Relativement impalpables, les conditions d’émergence du flow ont été étudiées en psychologie par les chercheurs Csikszentmihalyi, Voelkl et Ellis, Demontrond et Gaudreau. Les travaux de Timothy Gallwey se sont concentrés sur le “jeu intérieur” requis pour performer dans des sports tels que le golf et le tennis. Il en ressort que le flow est plus facilement atteint par des sportifs se fixant des objectifs extrêmement pointus et capables de feedback clairs sur leurs propres performances.

Paradoxalement l’équilibre entre les compétences de l’individu et le défi à relever est sans doute une condition moins importante pour atteindre le flow que sa capacité à fondre sa conscience dans l’action et sa motivation à vouloir vivre une expérience autotélique (une expérience agréable et enrichissante qui survient lorsque l’organisme fonctionne au maximum de ses capacités).

Sharma et son expérience du flow

Pour en revenir à Sharma, voici 3 leçons que nous pouvons tirer de son expérience pour se placer en état de “flow” et générer des conditions conduisant à la performance :

1. Notre attitude détermine ce que nous allons devenir
Tout est bien souvent question de perspective. La manière dont nous envisageons les choses, notre interprétation des événements, la perspective selon laquelle nous choisissons de les vivre influe sur notre comportement. La vie nous jette sans cesse des défis : on peut les regarder comme des difficultés insurmontables ou au contraire réfléchir aux solutions.

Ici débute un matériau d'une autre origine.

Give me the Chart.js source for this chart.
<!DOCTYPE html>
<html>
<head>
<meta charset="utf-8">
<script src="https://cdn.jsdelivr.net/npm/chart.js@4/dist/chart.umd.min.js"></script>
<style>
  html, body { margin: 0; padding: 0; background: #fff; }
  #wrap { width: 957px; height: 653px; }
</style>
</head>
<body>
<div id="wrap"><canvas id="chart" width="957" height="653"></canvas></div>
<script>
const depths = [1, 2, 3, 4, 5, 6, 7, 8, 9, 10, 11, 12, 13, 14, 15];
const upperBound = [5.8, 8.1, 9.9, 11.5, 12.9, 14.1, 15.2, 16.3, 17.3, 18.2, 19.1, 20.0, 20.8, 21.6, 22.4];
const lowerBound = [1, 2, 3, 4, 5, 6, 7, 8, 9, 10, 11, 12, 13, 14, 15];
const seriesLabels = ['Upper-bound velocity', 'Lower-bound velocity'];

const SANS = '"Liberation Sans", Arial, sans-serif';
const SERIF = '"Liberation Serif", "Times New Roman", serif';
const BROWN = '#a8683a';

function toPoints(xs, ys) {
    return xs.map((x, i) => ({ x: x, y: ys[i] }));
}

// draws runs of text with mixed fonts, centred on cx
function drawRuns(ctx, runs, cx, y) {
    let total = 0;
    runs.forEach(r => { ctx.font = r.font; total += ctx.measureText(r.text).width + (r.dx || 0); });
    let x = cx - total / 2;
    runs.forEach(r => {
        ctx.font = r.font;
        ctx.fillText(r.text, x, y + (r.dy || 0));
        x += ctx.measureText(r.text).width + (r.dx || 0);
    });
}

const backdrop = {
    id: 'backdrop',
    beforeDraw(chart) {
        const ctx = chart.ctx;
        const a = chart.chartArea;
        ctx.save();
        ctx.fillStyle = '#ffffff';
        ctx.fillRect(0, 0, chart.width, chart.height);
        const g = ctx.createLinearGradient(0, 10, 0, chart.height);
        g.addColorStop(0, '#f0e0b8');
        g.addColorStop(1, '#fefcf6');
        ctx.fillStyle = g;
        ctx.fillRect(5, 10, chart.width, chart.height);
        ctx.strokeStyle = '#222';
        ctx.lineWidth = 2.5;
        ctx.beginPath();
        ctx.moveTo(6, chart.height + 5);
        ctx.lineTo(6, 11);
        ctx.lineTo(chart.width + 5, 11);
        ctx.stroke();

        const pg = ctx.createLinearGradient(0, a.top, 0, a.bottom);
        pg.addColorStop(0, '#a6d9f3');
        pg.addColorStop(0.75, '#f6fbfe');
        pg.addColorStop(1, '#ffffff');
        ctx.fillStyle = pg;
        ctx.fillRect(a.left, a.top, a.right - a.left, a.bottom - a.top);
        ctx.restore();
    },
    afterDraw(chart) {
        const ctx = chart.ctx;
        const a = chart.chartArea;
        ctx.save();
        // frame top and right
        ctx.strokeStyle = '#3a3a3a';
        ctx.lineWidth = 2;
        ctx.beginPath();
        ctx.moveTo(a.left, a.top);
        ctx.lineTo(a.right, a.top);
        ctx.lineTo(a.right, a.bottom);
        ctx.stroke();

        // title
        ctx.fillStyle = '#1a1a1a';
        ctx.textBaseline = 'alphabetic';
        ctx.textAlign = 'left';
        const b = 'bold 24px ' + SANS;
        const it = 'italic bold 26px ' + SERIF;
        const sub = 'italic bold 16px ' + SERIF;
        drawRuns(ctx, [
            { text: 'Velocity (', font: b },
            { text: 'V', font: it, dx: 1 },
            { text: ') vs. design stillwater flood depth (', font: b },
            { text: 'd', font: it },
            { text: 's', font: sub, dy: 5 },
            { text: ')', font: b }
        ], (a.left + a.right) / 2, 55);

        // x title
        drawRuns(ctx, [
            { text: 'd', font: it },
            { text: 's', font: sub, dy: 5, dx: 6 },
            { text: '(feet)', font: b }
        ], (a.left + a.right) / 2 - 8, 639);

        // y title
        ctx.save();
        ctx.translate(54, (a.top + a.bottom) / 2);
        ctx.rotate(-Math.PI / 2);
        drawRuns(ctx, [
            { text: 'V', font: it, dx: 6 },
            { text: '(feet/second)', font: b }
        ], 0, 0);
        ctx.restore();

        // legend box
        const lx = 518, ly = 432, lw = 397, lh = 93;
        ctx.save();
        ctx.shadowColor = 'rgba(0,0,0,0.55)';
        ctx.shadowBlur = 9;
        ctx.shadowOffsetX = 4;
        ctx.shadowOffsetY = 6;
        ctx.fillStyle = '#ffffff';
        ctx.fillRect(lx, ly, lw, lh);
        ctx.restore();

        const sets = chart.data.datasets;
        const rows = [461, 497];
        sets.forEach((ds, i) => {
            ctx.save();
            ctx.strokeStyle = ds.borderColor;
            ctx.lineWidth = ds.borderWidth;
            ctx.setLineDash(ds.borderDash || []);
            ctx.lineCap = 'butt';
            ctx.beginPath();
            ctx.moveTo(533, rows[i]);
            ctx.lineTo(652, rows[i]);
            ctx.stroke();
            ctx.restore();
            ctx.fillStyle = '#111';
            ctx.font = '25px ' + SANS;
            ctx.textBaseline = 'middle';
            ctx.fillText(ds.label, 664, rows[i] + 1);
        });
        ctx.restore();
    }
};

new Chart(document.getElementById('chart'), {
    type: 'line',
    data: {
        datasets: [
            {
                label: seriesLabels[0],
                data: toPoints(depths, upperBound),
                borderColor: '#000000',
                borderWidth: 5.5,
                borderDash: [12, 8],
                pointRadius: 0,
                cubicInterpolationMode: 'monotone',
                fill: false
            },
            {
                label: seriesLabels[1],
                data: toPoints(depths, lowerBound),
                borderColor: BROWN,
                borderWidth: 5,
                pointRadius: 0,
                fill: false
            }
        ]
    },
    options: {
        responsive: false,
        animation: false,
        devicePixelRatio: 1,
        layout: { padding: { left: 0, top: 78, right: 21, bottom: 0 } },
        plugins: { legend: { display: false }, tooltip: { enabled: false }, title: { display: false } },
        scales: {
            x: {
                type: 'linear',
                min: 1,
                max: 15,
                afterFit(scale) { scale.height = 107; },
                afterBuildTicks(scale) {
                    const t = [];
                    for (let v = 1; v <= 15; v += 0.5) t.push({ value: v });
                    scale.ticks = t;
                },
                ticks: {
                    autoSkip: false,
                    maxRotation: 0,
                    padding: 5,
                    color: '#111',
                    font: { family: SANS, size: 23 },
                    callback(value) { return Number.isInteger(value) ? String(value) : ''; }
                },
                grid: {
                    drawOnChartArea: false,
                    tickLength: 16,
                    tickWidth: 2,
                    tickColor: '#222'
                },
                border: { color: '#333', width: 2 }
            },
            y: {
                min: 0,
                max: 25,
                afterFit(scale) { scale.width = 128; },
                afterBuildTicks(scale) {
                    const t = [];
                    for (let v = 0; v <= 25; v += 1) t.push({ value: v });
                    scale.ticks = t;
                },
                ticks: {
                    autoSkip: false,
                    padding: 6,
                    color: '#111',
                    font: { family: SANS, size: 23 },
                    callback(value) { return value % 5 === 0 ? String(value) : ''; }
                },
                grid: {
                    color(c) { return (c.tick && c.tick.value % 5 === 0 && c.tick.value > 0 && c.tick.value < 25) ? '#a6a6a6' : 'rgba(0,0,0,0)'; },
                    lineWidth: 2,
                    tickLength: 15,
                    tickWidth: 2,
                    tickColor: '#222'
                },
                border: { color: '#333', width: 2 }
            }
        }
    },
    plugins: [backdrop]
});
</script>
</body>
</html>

Le plaisir de se confronter positivement à la complexité fait naître le flow. Notre esprit a parfois tendance à se fabriquer des problèmes. Les envisager sous forme de défi ouvre la voie de l’exploration, plutôt que celle de la peur. C’est d’ailleurs ce que dit Sharma : “Quelle est la prochaine étape ? Où allons-nous aller maintenant ? Eh bien, si nous restons dans une attitude d’ouverture, la vie nous montre le chemin.”

Manière ésotérique de verbaliser des phénomènes que les scientifiques ont étudié et défini sous les termes de “neuroplasticité du cerveau”, c’est-à-dire le processus dynamique par lequel le cerveau est capable de créer, défaire ou réorganiser les réseaux de neurones et leurs connexions, pour s’adapter à des situations nouvelles.

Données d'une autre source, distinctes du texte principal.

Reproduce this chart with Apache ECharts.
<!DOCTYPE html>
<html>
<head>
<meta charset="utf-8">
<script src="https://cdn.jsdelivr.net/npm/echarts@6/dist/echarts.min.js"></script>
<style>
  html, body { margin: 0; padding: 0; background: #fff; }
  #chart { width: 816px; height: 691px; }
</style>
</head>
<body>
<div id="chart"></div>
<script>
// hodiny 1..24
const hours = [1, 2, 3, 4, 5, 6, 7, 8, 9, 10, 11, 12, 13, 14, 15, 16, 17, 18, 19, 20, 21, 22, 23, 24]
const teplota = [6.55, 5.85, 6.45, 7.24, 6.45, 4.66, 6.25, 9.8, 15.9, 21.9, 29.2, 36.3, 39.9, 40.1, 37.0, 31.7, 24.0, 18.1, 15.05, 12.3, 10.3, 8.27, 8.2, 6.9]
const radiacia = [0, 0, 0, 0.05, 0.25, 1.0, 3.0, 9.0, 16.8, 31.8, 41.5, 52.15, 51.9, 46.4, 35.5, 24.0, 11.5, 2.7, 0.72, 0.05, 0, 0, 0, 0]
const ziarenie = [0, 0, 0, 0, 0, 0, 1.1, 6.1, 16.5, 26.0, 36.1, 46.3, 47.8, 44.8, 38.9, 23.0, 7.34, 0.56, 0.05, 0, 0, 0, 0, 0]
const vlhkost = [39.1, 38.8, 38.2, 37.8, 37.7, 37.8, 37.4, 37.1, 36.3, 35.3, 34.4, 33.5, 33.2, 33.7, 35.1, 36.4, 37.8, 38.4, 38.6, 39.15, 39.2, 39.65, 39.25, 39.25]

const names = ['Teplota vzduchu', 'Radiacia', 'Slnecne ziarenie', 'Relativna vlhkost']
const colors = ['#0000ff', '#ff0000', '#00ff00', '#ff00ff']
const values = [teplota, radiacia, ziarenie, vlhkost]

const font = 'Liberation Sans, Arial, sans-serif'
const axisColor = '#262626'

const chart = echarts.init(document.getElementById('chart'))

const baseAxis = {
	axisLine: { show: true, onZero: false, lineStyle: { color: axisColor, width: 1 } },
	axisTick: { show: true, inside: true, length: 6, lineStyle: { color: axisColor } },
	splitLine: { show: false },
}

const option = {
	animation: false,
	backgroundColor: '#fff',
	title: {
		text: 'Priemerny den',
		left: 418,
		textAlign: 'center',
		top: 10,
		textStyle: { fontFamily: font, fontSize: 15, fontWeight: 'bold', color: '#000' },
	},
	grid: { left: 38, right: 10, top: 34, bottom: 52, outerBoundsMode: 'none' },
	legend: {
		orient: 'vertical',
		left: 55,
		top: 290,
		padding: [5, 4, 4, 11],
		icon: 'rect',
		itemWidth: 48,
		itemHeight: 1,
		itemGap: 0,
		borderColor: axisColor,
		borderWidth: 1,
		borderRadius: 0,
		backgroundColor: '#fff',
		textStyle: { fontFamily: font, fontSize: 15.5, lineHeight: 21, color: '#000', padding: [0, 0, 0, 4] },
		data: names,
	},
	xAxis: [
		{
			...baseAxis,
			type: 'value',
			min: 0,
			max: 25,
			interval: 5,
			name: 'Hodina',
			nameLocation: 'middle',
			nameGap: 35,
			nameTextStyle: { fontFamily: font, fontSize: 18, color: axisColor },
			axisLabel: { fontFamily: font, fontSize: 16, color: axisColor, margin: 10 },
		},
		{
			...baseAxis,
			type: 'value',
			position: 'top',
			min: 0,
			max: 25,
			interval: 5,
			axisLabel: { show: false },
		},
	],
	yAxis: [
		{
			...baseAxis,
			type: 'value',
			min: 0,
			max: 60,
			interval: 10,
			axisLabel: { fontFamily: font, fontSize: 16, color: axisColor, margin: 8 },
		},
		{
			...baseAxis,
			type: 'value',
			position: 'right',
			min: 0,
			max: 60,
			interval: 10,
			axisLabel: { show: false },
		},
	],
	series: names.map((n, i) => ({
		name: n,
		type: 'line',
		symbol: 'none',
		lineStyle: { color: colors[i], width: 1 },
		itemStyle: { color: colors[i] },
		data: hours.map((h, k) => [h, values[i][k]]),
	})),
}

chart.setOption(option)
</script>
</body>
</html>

2. La conscience du moment présent
L’escalade peut produire des états de tension importants, notamment en situation de compétition, où l’on attend des grimpeurs qu’ils produisent une performance exceptionnelle. C’est aussi parfois le cas en falaise lors d’une tentative, à vue ou après travail, quand les grimpeurs se mettent, comme on dit, un peu trop “la pression”. Stress, peur de l’échec, peur de décevoir, peur de se décevoir…

Tous ces sentiments négatifs sont bien sûr néfastes à la performance car ils détournent l’attention des exigences du moment. Nous nous projetons dans les conséquences hypothétiques de l’action, nous nous jugeons par anticipation alors que rien n’est encore joué ! Au lieu d’être à 100% focalisé sur l’action, sur toutes les micro-tâches à réaliser, l’esprit panique et se retrouve comme paralysé. Une des clefs pour être dans le flow est de donc revenir à la conscience de l’instant présent et de se concentrer sur ce qu’on a à faire, sans expectative de résultats.

3. Sortir de la zone de confort
La routine est très confortable mais insidieusement, elle fait naître le doute et la peur. Dès qu’il y a un tout petit changement, on est perturbé, cela prend des proportions énormes, on ne sait plus s’adapter. Accepter de sortir de sa zone de confort signifie au contraire jouer avec l’aléa, vivre des situations certes plus aventureuses mais aussi plus stimulantes.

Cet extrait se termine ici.